PROMPT.
The material below includes pictures; leave them out and return only the lines between the line containing "Give me the TikZ source for this diagram." and the line containing "(12,8) rectangle (1259,879);", inclusive, word for word.

ENTRIES SHOWN.

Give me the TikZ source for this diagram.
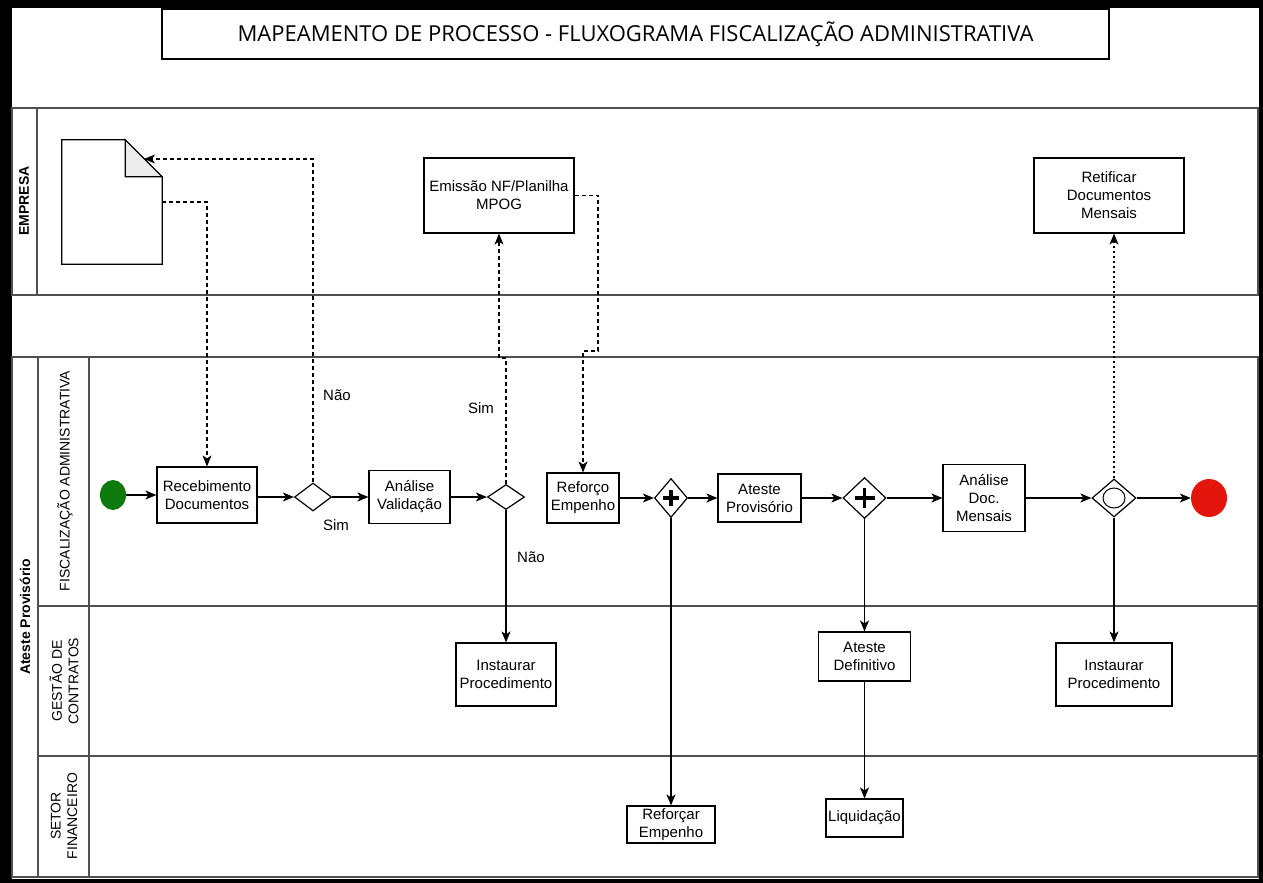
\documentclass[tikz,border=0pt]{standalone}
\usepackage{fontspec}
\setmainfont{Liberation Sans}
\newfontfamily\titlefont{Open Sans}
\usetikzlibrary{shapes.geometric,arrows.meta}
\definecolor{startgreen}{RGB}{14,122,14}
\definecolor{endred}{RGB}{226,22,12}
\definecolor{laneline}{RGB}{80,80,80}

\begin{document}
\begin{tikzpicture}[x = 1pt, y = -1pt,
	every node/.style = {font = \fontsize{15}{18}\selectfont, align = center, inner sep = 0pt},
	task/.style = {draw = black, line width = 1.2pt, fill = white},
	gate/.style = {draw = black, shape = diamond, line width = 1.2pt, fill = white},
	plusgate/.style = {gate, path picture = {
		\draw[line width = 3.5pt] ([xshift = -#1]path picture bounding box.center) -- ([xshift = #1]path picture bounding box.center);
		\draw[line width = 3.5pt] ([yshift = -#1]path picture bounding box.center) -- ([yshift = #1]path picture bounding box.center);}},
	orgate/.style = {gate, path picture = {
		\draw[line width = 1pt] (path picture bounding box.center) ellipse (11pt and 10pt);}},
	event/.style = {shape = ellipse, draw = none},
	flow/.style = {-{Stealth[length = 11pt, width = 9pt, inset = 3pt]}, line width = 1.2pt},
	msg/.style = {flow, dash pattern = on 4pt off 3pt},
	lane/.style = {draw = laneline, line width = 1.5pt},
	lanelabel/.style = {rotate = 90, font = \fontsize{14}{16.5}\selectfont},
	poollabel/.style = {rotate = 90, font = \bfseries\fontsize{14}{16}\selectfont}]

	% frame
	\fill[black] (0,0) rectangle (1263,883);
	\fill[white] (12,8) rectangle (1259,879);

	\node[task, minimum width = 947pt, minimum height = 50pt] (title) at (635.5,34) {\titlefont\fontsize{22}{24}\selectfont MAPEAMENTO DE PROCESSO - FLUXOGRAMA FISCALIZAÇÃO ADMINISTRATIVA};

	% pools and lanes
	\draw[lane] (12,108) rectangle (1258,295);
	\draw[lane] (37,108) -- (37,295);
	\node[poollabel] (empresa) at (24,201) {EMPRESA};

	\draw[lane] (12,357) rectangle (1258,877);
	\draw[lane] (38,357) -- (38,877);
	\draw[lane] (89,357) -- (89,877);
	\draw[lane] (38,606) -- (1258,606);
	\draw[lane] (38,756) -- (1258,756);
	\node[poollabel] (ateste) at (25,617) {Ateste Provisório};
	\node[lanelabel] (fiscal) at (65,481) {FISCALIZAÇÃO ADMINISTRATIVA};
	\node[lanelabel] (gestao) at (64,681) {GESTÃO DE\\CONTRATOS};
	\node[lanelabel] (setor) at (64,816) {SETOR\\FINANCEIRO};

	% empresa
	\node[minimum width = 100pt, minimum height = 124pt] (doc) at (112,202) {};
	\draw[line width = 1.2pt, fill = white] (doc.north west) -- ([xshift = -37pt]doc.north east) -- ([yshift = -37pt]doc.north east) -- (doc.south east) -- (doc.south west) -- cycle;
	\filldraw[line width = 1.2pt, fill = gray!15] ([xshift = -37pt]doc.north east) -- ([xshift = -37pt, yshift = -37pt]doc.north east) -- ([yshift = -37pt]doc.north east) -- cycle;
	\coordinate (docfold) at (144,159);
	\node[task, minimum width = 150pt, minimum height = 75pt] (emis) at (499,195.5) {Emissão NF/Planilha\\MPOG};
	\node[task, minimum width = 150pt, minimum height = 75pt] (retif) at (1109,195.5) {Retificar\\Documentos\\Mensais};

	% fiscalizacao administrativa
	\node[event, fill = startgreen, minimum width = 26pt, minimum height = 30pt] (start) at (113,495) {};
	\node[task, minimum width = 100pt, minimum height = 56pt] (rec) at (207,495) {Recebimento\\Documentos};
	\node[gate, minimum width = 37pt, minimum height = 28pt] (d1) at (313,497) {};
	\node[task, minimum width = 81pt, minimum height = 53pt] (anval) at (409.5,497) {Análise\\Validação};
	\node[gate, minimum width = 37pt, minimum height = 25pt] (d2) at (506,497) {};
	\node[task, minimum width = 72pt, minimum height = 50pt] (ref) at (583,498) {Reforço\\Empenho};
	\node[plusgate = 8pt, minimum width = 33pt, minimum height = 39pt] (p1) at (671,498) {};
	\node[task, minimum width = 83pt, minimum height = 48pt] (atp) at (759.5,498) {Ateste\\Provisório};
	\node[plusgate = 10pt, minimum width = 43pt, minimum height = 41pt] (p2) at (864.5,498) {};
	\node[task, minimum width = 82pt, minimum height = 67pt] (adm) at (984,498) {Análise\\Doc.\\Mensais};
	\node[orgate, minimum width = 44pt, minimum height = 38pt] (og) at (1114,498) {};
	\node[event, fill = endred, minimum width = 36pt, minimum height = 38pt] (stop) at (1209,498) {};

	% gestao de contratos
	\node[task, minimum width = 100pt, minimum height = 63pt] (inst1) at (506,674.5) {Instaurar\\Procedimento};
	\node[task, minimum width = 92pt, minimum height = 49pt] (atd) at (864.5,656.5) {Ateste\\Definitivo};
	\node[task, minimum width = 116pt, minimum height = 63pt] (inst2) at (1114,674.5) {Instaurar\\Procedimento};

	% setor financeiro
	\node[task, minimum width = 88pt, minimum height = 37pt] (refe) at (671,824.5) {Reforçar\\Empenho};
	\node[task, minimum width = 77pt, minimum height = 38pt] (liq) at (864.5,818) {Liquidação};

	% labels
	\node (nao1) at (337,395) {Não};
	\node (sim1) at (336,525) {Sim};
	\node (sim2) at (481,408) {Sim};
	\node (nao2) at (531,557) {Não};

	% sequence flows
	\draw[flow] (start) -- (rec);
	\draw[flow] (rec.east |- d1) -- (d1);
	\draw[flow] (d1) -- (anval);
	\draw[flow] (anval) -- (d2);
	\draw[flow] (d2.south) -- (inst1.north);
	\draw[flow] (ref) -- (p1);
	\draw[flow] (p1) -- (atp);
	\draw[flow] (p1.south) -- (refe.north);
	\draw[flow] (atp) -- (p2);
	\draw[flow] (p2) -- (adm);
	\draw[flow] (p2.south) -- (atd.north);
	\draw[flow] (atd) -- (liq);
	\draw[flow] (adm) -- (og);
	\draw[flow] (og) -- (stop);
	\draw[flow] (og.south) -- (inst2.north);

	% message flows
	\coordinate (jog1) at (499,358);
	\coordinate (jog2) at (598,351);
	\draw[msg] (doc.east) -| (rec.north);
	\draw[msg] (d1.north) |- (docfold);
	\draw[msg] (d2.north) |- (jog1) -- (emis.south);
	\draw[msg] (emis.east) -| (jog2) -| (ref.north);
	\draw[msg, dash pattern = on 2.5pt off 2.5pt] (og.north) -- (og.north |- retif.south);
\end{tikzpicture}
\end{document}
---
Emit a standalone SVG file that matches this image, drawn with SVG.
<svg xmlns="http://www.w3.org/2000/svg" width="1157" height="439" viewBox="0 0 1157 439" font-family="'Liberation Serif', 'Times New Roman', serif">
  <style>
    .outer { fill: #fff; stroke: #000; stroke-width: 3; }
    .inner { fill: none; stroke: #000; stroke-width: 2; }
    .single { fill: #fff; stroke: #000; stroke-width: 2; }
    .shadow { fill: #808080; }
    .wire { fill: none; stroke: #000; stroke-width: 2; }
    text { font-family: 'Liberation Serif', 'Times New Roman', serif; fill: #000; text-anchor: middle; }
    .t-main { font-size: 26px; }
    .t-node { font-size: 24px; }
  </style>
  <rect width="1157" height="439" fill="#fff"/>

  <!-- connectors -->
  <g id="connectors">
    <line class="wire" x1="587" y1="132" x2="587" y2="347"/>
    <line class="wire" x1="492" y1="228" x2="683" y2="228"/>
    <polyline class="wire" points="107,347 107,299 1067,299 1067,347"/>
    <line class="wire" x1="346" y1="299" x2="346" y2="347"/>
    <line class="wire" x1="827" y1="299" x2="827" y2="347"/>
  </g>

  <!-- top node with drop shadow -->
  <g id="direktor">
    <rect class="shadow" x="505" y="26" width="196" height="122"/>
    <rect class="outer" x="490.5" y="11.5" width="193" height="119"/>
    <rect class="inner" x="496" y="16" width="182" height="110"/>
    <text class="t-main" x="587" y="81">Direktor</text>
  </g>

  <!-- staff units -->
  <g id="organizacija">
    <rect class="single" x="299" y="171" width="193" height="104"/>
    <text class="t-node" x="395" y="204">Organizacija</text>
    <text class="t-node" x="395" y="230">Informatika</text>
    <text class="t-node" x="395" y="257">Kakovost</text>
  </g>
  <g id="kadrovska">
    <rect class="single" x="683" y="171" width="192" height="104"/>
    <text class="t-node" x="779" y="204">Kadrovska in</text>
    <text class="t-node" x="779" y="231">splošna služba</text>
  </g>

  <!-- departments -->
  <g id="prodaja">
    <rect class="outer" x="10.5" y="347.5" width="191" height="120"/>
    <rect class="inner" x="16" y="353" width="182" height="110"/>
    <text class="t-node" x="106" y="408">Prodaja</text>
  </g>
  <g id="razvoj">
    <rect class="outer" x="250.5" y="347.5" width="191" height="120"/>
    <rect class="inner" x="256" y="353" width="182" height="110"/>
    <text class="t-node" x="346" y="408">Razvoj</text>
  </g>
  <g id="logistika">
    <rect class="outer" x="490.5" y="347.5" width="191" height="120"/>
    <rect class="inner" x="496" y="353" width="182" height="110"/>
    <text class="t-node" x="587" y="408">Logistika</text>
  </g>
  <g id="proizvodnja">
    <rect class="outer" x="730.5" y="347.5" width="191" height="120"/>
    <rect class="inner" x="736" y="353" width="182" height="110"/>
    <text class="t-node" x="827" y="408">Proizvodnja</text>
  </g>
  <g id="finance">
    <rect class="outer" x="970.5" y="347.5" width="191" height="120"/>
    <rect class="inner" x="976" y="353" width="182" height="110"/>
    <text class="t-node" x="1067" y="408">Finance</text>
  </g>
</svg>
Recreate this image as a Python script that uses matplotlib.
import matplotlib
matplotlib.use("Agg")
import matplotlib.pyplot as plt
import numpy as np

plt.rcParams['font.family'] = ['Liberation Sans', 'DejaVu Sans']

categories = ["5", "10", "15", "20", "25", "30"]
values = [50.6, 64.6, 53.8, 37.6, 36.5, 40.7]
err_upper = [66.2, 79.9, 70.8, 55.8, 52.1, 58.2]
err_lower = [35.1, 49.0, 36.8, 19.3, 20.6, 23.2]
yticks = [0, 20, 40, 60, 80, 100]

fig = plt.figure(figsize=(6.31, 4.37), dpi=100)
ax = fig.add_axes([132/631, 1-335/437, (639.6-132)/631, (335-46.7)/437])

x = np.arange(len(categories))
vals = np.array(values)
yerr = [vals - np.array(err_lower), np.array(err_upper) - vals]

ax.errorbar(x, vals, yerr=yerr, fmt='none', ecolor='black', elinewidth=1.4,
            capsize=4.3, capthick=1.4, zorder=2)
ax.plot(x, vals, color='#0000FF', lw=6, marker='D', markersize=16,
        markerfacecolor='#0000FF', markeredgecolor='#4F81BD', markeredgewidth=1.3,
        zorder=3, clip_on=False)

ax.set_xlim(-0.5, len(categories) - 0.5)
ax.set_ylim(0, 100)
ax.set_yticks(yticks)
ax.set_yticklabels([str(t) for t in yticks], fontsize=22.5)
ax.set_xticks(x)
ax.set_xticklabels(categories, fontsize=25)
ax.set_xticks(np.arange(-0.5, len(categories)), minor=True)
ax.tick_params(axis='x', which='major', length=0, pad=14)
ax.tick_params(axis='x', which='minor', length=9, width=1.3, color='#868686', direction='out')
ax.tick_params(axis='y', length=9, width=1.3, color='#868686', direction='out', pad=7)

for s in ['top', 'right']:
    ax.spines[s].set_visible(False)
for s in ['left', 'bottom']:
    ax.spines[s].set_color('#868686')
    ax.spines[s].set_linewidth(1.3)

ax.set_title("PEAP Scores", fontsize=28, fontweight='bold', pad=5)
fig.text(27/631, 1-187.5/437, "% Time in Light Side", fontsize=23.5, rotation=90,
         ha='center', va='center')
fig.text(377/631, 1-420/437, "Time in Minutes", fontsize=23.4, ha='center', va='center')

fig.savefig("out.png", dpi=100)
* * *
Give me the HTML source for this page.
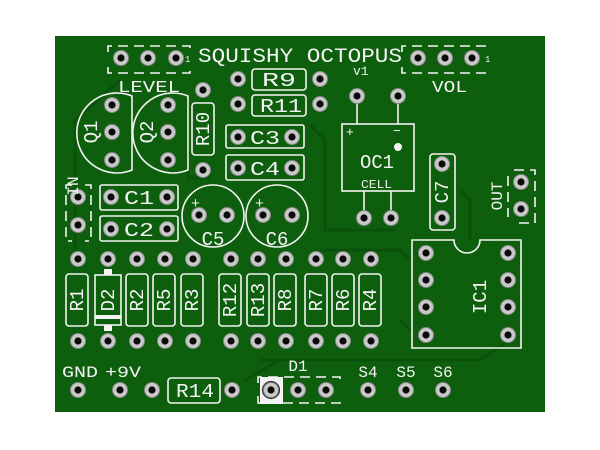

PROBLEM SOLUTION.
Give me the TikZ source for this diagram.
\documentclass[tikz,border=0pt]{standalone}
\usepackage{fontspec}
\setmainfont{Liberation Sans}
\newfontfamily\titlefont{Open Sans}
\usetikzlibrary{shapes.geometric,arrows.meta}
\definecolor{startgreen}{RGB}{14,122,14}
\definecolor{endred}{RGB}{226,22,12}
\definecolor{laneline}{RGB}{80,80,80}

\begin{document}
\begin{tikzpicture}[x = 1pt, y = -1pt,
	every node/.style = {font = \fontsize{15}{18}\selectfont, align = center, inner sep = 0pt},
	task/.style = {draw = black, line width = 1.2pt, fill = white},
	gate/.style = {draw = black, shape = diamond, line width = 1.2pt, fill = white},
	plusgate/.style = {gate, path picture = {
		\draw[line width = 3.5pt] ([xshift = -#1]path picture bounding box.center) -- ([xshift = #1]path picture bounding box.center);
		\draw[line width = 3.5pt] ([yshift = -#1]path picture bounding box.center) -- ([yshift = #1]path picture bounding box.center);}},
	orgate/.style = {gate, path picture = {
		\draw[line width = 1pt] (path picture bounding box.center) ellipse (11pt and 10pt);}},
	event/.style = {shape = ellipse, draw = none},
	flow/.style = {-{Stealth[length = 11pt, width = 9pt, inset = 3pt]}, line width = 1.2pt},
	msg/.style = {flow, dash pattern = on 4pt off 3pt},
	lane/.style = {draw = laneline, line width = 1.5pt},
	lanelabel/.style = {rotate = 90, font = \fontsize{14}{16.5}\selectfont},
	poollabel/.style = {rotate = 90, font = \bfseries\fontsize{14}{16}\selectfont}]

	% frame
	\fill[black] (0,0) rectangle (1263,883);
	\fill[white] (12,8) rectangle (1259,879);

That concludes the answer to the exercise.